--- Stated exercise ---
Return the records from the first line through the line containing "const yTicks = [-10, 0, 10];", and leave out the pictures.
-----
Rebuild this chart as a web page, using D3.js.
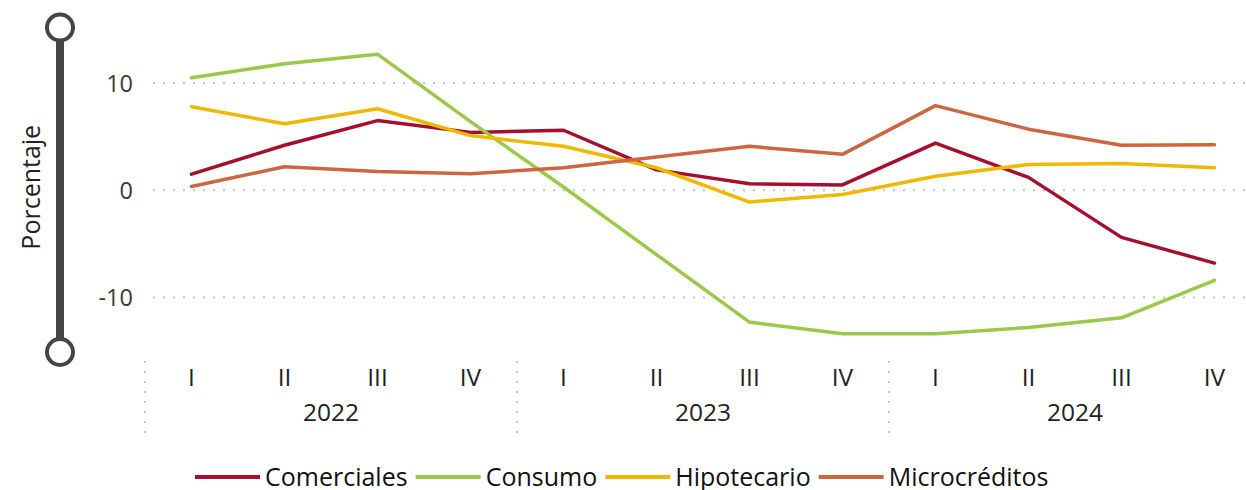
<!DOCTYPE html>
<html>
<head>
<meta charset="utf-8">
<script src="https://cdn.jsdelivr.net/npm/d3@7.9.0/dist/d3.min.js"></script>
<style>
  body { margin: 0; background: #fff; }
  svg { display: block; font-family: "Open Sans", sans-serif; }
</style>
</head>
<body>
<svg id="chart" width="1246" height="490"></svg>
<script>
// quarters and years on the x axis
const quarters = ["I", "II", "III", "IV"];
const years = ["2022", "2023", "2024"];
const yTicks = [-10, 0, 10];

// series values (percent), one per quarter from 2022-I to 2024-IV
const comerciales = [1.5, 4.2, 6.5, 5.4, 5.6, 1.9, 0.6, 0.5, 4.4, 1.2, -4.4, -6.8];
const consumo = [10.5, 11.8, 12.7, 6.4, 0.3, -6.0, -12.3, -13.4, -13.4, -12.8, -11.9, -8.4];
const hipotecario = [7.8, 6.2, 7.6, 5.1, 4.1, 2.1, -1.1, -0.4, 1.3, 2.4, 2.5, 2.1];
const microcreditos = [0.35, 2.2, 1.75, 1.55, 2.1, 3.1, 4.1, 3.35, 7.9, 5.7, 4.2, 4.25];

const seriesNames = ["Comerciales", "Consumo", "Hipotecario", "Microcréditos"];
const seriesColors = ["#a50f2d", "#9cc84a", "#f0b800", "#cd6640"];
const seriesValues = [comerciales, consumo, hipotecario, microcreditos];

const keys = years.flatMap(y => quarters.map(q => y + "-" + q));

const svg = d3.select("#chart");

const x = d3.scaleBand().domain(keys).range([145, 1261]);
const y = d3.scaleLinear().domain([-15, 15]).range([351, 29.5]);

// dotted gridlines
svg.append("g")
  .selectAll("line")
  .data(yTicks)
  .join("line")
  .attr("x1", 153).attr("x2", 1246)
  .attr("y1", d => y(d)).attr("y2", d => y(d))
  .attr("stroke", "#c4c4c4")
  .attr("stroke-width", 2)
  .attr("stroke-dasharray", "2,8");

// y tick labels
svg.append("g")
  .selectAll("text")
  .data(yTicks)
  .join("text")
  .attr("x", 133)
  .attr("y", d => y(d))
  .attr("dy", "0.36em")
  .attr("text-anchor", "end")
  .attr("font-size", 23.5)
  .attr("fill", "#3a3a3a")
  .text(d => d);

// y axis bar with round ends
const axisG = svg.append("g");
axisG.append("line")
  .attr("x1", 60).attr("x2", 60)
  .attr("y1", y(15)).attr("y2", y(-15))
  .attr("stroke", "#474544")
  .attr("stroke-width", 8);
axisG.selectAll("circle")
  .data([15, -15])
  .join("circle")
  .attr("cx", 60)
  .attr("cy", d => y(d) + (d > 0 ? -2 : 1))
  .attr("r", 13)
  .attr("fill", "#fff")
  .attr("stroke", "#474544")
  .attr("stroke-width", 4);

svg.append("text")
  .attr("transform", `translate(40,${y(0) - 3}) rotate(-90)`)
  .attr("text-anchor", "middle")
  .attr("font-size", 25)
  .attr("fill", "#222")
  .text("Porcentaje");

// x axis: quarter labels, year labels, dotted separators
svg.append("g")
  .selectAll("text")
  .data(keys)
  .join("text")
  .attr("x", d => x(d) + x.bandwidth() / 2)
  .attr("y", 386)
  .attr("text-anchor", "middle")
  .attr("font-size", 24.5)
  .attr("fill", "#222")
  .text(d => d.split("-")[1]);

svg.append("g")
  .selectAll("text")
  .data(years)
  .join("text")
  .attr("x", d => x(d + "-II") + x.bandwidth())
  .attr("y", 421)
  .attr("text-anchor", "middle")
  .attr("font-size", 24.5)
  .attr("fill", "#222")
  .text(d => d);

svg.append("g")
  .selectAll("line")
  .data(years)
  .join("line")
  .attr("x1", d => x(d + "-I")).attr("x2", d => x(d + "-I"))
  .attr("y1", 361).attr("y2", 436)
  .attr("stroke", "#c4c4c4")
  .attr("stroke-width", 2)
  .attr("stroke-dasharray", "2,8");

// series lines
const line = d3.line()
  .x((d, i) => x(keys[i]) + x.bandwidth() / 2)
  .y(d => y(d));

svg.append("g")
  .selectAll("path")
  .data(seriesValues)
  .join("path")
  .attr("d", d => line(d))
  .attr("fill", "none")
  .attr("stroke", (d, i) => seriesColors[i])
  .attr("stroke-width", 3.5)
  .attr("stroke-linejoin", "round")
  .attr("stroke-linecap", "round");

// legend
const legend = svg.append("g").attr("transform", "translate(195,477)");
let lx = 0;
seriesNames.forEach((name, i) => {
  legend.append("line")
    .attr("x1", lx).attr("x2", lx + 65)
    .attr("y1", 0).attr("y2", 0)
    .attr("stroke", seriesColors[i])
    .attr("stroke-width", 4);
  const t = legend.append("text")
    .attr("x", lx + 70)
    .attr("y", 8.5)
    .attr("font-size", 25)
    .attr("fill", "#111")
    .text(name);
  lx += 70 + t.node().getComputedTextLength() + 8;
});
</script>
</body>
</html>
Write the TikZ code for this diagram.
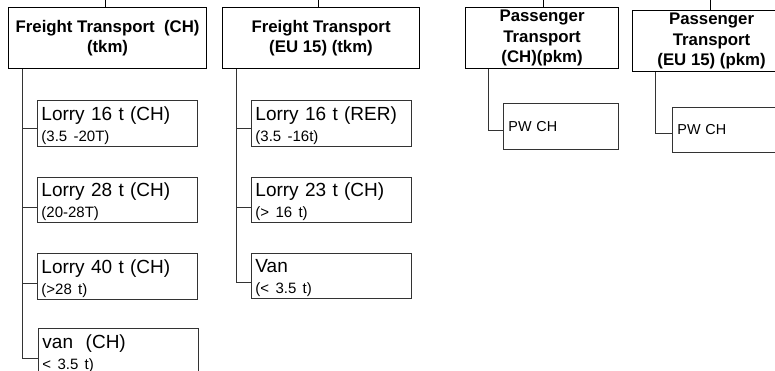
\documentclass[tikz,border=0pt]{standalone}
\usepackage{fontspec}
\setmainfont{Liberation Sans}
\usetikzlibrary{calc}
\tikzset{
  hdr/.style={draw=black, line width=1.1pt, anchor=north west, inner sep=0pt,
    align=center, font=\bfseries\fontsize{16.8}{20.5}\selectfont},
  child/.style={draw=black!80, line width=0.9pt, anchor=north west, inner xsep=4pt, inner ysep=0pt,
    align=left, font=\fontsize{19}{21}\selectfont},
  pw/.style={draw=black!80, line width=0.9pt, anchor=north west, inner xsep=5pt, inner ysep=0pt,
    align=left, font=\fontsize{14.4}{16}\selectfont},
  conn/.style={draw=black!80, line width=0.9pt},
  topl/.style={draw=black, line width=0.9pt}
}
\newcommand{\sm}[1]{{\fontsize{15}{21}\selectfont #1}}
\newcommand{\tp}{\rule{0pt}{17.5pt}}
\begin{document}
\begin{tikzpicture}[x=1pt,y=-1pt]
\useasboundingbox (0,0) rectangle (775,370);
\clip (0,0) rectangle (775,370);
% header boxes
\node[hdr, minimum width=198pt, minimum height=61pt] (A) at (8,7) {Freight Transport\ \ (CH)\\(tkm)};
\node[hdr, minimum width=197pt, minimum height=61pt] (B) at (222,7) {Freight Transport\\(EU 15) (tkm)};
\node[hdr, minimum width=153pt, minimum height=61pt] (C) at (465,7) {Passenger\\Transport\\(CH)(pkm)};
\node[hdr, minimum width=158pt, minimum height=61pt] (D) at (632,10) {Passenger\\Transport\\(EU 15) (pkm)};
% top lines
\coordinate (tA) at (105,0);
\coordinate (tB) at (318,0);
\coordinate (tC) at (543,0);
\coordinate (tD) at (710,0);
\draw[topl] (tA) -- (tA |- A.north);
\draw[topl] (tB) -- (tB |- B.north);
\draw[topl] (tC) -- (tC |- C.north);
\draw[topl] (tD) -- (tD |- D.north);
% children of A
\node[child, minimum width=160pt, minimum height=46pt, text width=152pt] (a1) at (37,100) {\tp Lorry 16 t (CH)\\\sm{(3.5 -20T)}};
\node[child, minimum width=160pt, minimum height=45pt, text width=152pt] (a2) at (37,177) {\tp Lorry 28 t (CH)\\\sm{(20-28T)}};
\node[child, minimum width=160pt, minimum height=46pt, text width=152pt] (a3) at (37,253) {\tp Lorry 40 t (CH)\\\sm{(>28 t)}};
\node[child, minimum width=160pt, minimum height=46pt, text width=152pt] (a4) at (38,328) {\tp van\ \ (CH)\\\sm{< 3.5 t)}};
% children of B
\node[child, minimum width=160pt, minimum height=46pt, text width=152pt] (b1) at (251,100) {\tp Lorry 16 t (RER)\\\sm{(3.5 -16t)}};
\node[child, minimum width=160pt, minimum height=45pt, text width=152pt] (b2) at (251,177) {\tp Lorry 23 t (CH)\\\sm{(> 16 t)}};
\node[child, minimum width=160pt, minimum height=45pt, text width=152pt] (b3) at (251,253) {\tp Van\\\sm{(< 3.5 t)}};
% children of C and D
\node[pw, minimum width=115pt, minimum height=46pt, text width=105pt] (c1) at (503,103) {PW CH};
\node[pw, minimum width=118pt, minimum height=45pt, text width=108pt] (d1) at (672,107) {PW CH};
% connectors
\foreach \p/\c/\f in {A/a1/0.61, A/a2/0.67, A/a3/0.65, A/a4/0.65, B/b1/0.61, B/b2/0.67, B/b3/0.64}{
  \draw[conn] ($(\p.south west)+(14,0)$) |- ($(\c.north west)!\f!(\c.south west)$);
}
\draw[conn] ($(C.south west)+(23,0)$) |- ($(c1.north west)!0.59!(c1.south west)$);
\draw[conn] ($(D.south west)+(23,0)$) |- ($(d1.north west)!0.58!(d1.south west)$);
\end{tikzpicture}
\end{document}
-----
--- Exercise answer ---
Rebuild this chart as a web page, using D3.js.
<!DOCTYPE html>
<html>
<head>
<meta charset="utf-8">
<script src="https://cdn.jsdelivr.net/npm/d3@7.9.0/dist/d3.min.js"></script>
<style>
  body { margin: 0; background: #fff; }
  svg { display: block; font-family: "Open Sans", sans-serif; }
</style>
</head>
<body>
<svg id="chart" width="1246" height="490"></svg>
<script>
// quarters and years on the x axis
const quarters = ["I", "II", "III", "IV"];
const years = ["2022", "2023", "2024"];
const yTicks = [-10, 0, 10];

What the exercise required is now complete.